** EXERCISE BRIEF **
Exactly and only the lines from the first entry through the line with "minimum height=48pt] (nagg)" should be copied, both ends included, with no pictures.

Records with drawing code
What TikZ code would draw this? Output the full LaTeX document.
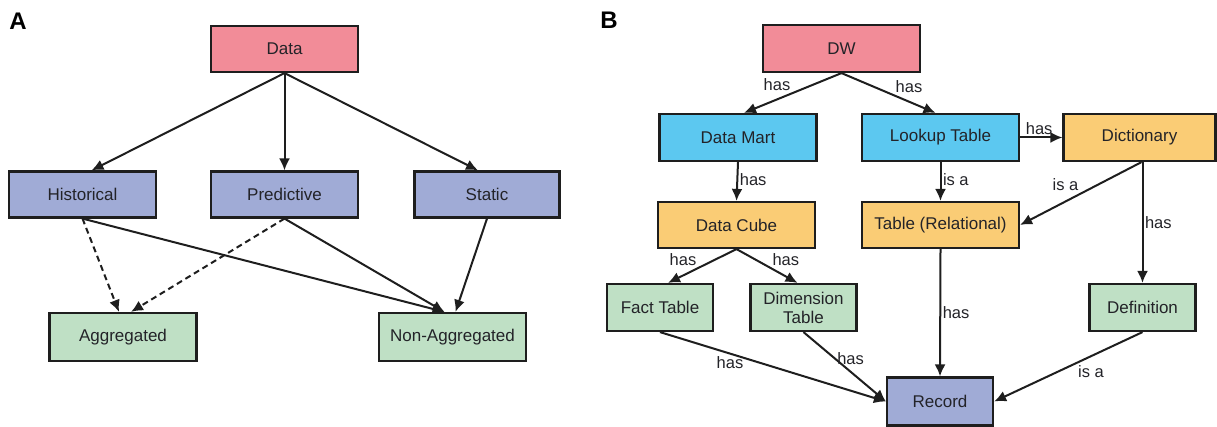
\documentclass[tikz,border=0pt]{standalone}
\usepackage{fontspec}
\setmainfont{Liberation Sans}
\usetikzlibrary{arrows.meta}

\definecolor{pinkbox}{RGB}{242,140,152}
\definecolor{bluebox}{RGB}{160,171,214}
\definecolor{greenbox}{RGB}{191,224,197}
\definecolor{cyanbox}{RGB}{92,200,240}
\definecolor{orangebox}{RGB}{250,204,117}
\definecolor{edgeline}{RGB}{30,30,30}
\definecolor{txt}{RGB}{35,35,40}

\newcommand{\boxfont}{\fontsize{17}{19}\selectfont}
\newcommand{\lblfont}{\fontsize{16.5}{18}\selectfont}

\begin{document}
\begin{tikzpicture}[x=1pt,y=-1pt]
\tikzstyle{box} = [rectangle, draw=edgeline, line width=2.2pt, text=txt,
inner sep=0pt, align=center, font=\boxfont, minimum height=46pt]
\tikzstyle{wbox} = [box, minimum width=147pt]
\tikzstyle{bbox} = [box, minimum width=157pt]
\tikzstyle{sbox} = [box, minimum width=106pt]
\tikzstyle{link} = [draw=edgeline, line width=2pt, -{Latex[length=12pt,width=11pt]}]
\tikzstyle{dlink} = [link, dash pattern=on 6pt off 4pt]
\tikzstyle{lbl} = [font=\lblfont, text=txt, inner sep=1.5pt]
\tikzstyle{panel} = [font=\fontsize{24}{24}\selectfont\bfseries, inner sep=0pt]

\useasboundingbox (0,0) rectangle (1217,427);

% panel A
\node [panel] (pa) at (18,21) {A};
\node [wbox, fill=pinkbox] (data) at (284.5,49) {Data};
% row 2
\node [wbox, fill=bluebox] (hist) at (82.5,194.5) {Historical};
\node [wbox, fill=bluebox] (pred) at (284.5,194.5) {Predictive};
\node [box, fill=bluebox, minimum width=145pt] (stat) at (487,194.5) {Static};
% row 3
\node [wbox, fill=greenbox, minimum height=48pt] (agg) at (123,337) {Aggregated};
\node [wbox, fill=greenbox, minimum height=48pt] (nagg) at (452.5,337) {Non-Aggregated};

\path [link] (data.south) -- ([xshift=9pt]hist.north);
\path [link] (data.south) -- (pred.north);
\path [link] (data.south) -- ([xshift=-9pt]stat.north);
\path [dlink] (hist.south) -- ([xshift=-4pt]agg.north);
\path [dlink] (pred.south) -- ([xshift=8pt]agg.north);
\path [link] (hist.south) -- ([xshift=-8pt]nagg.north);
\path [link] (pred.south) -- ([xshift=-8pt]nagg.north);
\path [link] (stat.south) -- ([xshift=3pt]nagg.north);

% panel B
\node [panel] (pb) at (609,20) {B};
\node [bbox, fill=pinkbox, minimum height=47pt] (dw) at (841.5,48.5) {DW};
% row 2
\node [bbox, fill=cyanbox, minimum height=47pt] (mart) at (738,137.5) {Data Mart};
\node [bbox, fill=cyanbox, minimum height=47pt] (lookup) at (940.5,137.5) {Lookup Table};
\node [box, fill=orangebox, minimum height=47pt, minimum width=152pt] (dict) at (1139.5,137.5) {Dictionary};
% row 3
\node [bbox, fill=orangebox] (cube) at (736.5,225) {Data Cube};
\node [bbox, fill=orangebox] (rel) at (940.5,225) {Table (Relational)};
% row 4
\node [sbox, fill=greenbox, minimum height=47pt] (fact) at (660,307.5) {Fact Table};
\node [sbox, fill=greenbox, minimum height=47pt] (dim) at (803.5,307.5) {Dimension\\Table};
\node [sbox, fill=greenbox, minimum height=47pt] (defn) at (1142.5,307.5) {Definition};
% row 5
\node [sbox, fill=bluebox, minimum height=48pt] (rec) at (940,401.5) {Record};

\path [link] (dw.south) -- node [lbl, pos=0.5, anchor=south east] {has} ([xshift=6pt]mart.north);
\path [link] (dw.south) -- node [lbl, pos=0.55, anchor=south west] {has} ([xshift=-5pt]lookup.north);
\path [link] (lookup.east) -- node [lbl, pos=0.45, above] {has} (dict.west);
\path [link] (mart.south) -- node [lbl, pos=0.45, right] {has} (cube.north);
\path [link] (lookup.south) -- node [lbl, pos=0.45, right] {is a} (rel.north);
\path [link] ([xshift=2pt]dict.south) -- node [lbl, pos=0.5, anchor=south east] {is a} (rel.east);
\path [link] ([xshift=3pt]dict.south) -- node [lbl, pos=0.5, right] {has} (defn.north);
\path [link] (cube.south) -- node [lbl, pos=0.55, anchor=south east] {has} ([xshift=8pt]fact.north);
\path [link] (cube.south) -- node [lbl, pos=0.55, anchor=south west] {has} ([xshift=-6pt]dim.north);
\path [link] (fact.south) -- node [lbl, pos=0.31, below] {has} (rec.west);
\path [link] (dim.south) -- node [lbl, pos=0.38, right] {has} (rec.west);
\path [link] (rel.south) -- node [lbl, pos=0.5, right] {has} (rec.north);
\path [link] (defn.south) -- node [lbl, pos=0.45, anchor=north west] {is a} (rec.east);

\end{tikzpicture}
\end{document}
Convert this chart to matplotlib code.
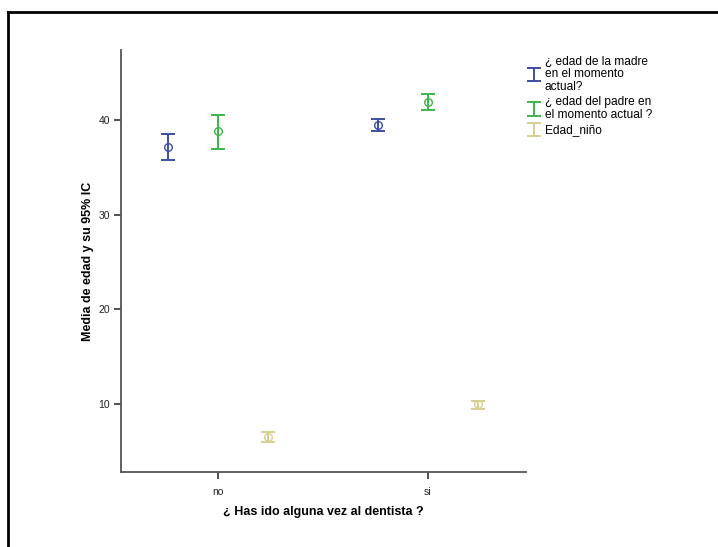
import numpy as np
import matplotlib.pyplot as plt
from matplotlib.lines import Line2D
from matplotlib.legend_handler import HandlerErrorbar

plt.rcParams['font.family'] = ['Liberation Sans', 'DejaVu Sans']

# Categories and group means with 95% CI
categories = ['no', 'si']
series_labels = ['¿ edad de la madre\nen el momento\nactual?',
                 '¿ edad del padre en\nel momento actual ?',
                 'Edad_niño']
means = {
    'madre': [37.1, 39.5],
    'padre': [38.8, 41.9],
    'nino': [6.5, 9.95],
}
ci_low = {
    'madre': [35.8, 38.8],
    'padre': [36.9, 41.1],
    'nino': [6.0, 9.5],
}
ci_high = {
    'madre': [38.5, 40.1],
    'padre': [40.5, 42.75],
    'nino': [7.0, 10.3],
}
series_keys = ['madre', 'padre', 'nino']
colors = ['#3d4fa3', '#3cb54b', '#d6cf90']
offsets = [-0.238, 0.0, 0.238]

fig = plt.figure(figsize=(7.18, 5.47), dpi=100)
ax = fig.add_axes([121 / 718, 1 - 472 / 547, 405 / 718, 422 / 547])

x = np.arange(len(categories))
handles = []
for key, col, off, lab in zip(series_keys, colors, offsets, series_labels):
    m = np.array(means[key])
    lo = m - np.array(ci_low[key])
    hi = np.array(ci_high[key]) - m
    eb = ax.errorbar(x + off, m, yerr=[lo, hi], fmt='none', ecolor=col,
                     elinewidth=1.4, capsize=4.7, capthick=1.4)
    ax.plot(x + off, m, 'o', mfc='none', mec=col, ms=5.5, mew=1.0)
    handles.append(eb)

ax.set_xlim(-0.462, 1.467)
ax.set_ylim(2.82, 47.39)
ax.set_xticks(x)
ax.set_xticklabels(categories)
ax.set_yticks([10, 20, 30, 40])

for side in ['top', 'right']:
    ax.spines[side].set_visible(False)
for side in ['left', 'bottom']:
    ax.spines[side].set_color('#555555')
    ax.spines[side].set_linewidth(1.3)
ax.tick_params(axis='both', direction='out', length=5, width=1.2,
               color='#333333', labelsize=7.5, labelcolor='#222222', pad=3)
ax.tick_params(axis='x', pad=6)

ax.set_xlabel('¿ Has ido alguna vez al dentista ?', fontsize=9,
              fontweight='bold', labelpad=6)
ax.set_ylabel('Media de edad y su 95% IC', fontsize=9, fontweight='bold',
              labelpad=3)

leg = fig.legend(handles, series_labels, loc='upper left',
                 bbox_to_anchor=(530 / 718, 1 - 56 / 547), frameon=False,
                 fontsize=8.6, handlelength=0.7, handletextpad=0.55,
                 labelspacing=0.3, borderaxespad=0, borderpad=0,
                 handler_map={type(handles[0]): HandlerErrorbar(yerr_size=0.55)})
for t in leg.get_texts():
    t.set_linespacing(1.05)

# outer frame (left and top edges visible in the reference)
fig.add_artist(Line2D([8 / 718, 8 / 718], [0, 1 - 12 / 547],
                      transform=fig.transFigure, color='black', lw=2))
fig.add_artist(Line2D([8 / 718, 1], [1 - 12 / 547, 1 - 12 / 547],
                      transform=fig.transFigure, color='black', lw=2))

fig.savefig('out.png', dpi=100)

** THE SOLUTION **
What TikZ code would draw this? Output the full LaTeX document.
\documentclass[tikz,border=0pt]{standalone}
\usepackage{fontspec}
\setmainfont{Liberation Sans}
\usetikzlibrary{arrows.meta}

\definecolor{pinkbox}{RGB}{242,140,152}
\definecolor{bluebox}{RGB}{160,171,214}
\definecolor{greenbox}{RGB}{191,224,197}
\definecolor{cyanbox}{RGB}{92,200,240}
\definecolor{orangebox}{RGB}{250,204,117}
\definecolor{edgeline}{RGB}{30,30,30}
\definecolor{txt}{RGB}{35,35,40}

\newcommand{\boxfont}{\fontsize{17}{19}\selectfont}
\newcommand{\lblfont}{\fontsize{16.5}{18}\selectfont}

\begin{document}
\begin{tikzpicture}[x=1pt,y=-1pt]
\tikzstyle{box} = [rectangle, draw=edgeline, line width=2.2pt, text=txt,
inner sep=0pt, align=center, font=\boxfont, minimum height=46pt]
\tikzstyle{wbox} = [box, minimum width=147pt]
\tikzstyle{bbox} = [box, minimum width=157pt]
\tikzstyle{sbox} = [box, minimum width=106pt]
\tikzstyle{link} = [draw=edgeline, line width=2pt, -{Latex[length=12pt,width=11pt]}]
\tikzstyle{dlink} = [link, dash pattern=on 6pt off 4pt]
\tikzstyle{lbl} = [font=\lblfont, text=txt, inner sep=1.5pt]
\tikzstyle{panel} = [font=\fontsize{24}{24}\selectfont\bfseries, inner sep=0pt]

\useasboundingbox (0,0) rectangle (1217,427);

% panel A
\node [panel] (pa) at (18,21) {A};
\node [wbox, fill=pinkbox] (data) at (284.5,49) {Data};
% row 2
\node [wbox, fill=bluebox] (hist) at (82.5,194.5) {Historical};
\node [wbox, fill=bluebox] (pred) at (284.5,194.5) {Predictive};
\node [box, fill=bluebox, minimum width=145pt] (stat) at (487,194.5) {Static};
% row 3
\node [wbox, fill=greenbox, minimum height=48pt] (agg) at (123,337) {Aggregated};
\node [wbox, fill=greenbox, minimum height=48pt] (nagg) at (452.5,337) {Non-Aggregated};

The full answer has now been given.